The University simply told 22 drivers to cruise around at a constant 30 kmph, in a circle. At first, the cars were both equidistant and moving constantly. They found, however, that little variations eventually caused the traffic to jam up and created a shockwave of slow moving vehicles that moved backwards along the circle at around 20kmph – similar to traffic jams that are observed in real life.
The experiment has often been simulated in computer models but never run full-scale. What’s interesting is that if they had robots running the experiment, the jam would not be able to occur – it takes human error to cause the fluctuations in behavior necessary to trigger the shockwave jam.

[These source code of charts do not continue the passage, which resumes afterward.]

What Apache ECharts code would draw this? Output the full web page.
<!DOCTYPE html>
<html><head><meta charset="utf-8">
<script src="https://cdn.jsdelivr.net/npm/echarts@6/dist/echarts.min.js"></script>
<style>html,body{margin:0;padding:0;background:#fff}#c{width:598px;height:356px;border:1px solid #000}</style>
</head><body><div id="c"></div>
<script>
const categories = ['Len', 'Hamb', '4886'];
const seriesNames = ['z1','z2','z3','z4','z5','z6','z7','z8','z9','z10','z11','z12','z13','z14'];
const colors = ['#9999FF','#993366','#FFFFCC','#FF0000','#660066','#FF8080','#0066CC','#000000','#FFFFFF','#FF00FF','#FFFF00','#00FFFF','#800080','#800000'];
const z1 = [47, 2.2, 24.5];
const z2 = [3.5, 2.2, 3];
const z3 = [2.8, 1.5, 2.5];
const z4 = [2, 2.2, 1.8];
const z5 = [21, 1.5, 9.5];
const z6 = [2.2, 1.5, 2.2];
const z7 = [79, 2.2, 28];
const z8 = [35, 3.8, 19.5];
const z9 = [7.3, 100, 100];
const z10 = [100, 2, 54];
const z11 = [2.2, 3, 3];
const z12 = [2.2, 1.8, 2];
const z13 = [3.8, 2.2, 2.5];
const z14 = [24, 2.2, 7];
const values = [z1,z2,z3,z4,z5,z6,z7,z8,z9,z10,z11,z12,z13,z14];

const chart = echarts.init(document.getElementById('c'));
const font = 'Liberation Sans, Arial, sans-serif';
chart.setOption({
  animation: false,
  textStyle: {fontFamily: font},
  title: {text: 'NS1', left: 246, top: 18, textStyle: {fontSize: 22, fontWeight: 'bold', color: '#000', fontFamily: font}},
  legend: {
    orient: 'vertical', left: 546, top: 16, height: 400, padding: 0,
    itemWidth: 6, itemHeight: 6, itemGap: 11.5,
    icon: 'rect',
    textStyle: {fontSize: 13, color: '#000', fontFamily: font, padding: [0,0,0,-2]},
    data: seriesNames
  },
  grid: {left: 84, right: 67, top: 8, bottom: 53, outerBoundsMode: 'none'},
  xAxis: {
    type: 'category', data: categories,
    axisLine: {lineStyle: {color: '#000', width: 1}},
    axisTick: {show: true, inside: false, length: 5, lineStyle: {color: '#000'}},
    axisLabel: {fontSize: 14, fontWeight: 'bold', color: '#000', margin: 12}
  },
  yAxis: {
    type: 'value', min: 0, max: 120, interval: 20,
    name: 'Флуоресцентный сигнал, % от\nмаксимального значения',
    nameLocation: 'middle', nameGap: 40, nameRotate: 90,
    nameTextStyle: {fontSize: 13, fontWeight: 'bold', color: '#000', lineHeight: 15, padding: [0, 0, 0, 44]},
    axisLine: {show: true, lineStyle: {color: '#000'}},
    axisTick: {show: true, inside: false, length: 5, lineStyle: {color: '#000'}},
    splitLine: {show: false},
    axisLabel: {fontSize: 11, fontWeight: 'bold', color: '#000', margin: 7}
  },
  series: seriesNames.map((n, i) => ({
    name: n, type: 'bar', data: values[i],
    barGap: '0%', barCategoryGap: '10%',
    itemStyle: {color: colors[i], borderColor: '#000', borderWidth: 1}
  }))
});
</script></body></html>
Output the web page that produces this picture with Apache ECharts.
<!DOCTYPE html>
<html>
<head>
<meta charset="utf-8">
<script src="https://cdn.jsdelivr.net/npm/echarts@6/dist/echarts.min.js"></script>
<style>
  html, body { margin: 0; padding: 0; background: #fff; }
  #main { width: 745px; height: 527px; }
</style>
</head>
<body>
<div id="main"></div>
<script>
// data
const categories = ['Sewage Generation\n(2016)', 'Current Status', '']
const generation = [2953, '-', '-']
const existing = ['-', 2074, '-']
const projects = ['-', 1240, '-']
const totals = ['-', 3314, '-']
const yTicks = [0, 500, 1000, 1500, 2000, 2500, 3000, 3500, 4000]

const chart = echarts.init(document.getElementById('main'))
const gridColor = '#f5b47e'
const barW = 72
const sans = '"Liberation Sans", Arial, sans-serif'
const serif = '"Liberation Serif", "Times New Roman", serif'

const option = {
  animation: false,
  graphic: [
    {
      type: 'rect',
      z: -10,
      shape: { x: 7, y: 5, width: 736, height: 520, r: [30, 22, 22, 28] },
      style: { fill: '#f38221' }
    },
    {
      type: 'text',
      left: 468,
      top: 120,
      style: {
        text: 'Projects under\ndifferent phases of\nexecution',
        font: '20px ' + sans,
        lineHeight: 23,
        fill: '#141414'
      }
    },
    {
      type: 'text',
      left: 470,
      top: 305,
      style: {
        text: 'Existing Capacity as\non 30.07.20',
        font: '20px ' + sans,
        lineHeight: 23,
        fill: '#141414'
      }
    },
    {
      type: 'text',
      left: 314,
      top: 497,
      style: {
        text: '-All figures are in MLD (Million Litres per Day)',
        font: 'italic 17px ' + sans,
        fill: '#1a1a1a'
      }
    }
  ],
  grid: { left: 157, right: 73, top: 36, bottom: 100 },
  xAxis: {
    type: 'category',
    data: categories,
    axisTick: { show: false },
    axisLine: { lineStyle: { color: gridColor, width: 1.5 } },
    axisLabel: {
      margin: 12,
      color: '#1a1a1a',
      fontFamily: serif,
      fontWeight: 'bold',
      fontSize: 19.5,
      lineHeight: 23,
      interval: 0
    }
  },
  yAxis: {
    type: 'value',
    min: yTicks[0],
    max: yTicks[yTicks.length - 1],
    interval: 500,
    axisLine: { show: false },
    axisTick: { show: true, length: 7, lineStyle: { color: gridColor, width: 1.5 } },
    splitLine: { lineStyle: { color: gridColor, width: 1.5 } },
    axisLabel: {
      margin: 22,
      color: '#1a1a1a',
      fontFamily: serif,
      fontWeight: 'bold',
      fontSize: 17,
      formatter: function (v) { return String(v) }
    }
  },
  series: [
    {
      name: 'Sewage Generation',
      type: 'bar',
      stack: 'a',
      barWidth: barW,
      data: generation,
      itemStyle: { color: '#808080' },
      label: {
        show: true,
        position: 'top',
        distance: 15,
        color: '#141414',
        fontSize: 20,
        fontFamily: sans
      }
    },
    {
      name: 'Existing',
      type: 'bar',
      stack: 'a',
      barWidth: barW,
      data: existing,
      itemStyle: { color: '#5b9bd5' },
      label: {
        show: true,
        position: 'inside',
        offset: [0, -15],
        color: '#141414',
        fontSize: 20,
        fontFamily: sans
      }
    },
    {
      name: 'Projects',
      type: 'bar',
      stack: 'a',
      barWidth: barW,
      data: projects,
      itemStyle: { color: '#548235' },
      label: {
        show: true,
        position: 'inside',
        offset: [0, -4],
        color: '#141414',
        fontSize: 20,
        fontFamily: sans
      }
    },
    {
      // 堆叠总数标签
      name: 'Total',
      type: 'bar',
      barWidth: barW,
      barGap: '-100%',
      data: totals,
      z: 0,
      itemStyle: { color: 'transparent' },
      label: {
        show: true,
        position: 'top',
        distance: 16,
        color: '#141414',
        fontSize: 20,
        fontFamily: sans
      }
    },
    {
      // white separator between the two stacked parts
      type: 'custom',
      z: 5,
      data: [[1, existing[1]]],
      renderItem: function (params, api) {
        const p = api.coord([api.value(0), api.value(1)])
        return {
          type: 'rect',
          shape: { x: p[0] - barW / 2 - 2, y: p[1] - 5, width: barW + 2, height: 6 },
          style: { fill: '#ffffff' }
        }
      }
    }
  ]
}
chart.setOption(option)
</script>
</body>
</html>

Network traffic follows different rules than motor traffic; but again, human error can lead to “shockwave jamming” as well – which is why you’d find that the most critical traffic is often the most “robot-controlled.” Human beings do not choose the bitrate of most VoIP conversations, for example. Web browsing, on the other hand, has human beings “choosing” how much bandwidth to take – whether to watch the high-def YouTube video, the standard-def YouTube video, or to not watch the YouTube video at all.
This is not to say that misconfiguration issues can’t cause problems, but to suggest that problems with network congestion might be caused by a single, human, user. Again – this is why many companies choose to sequester the “humans” away from the business critical stuff.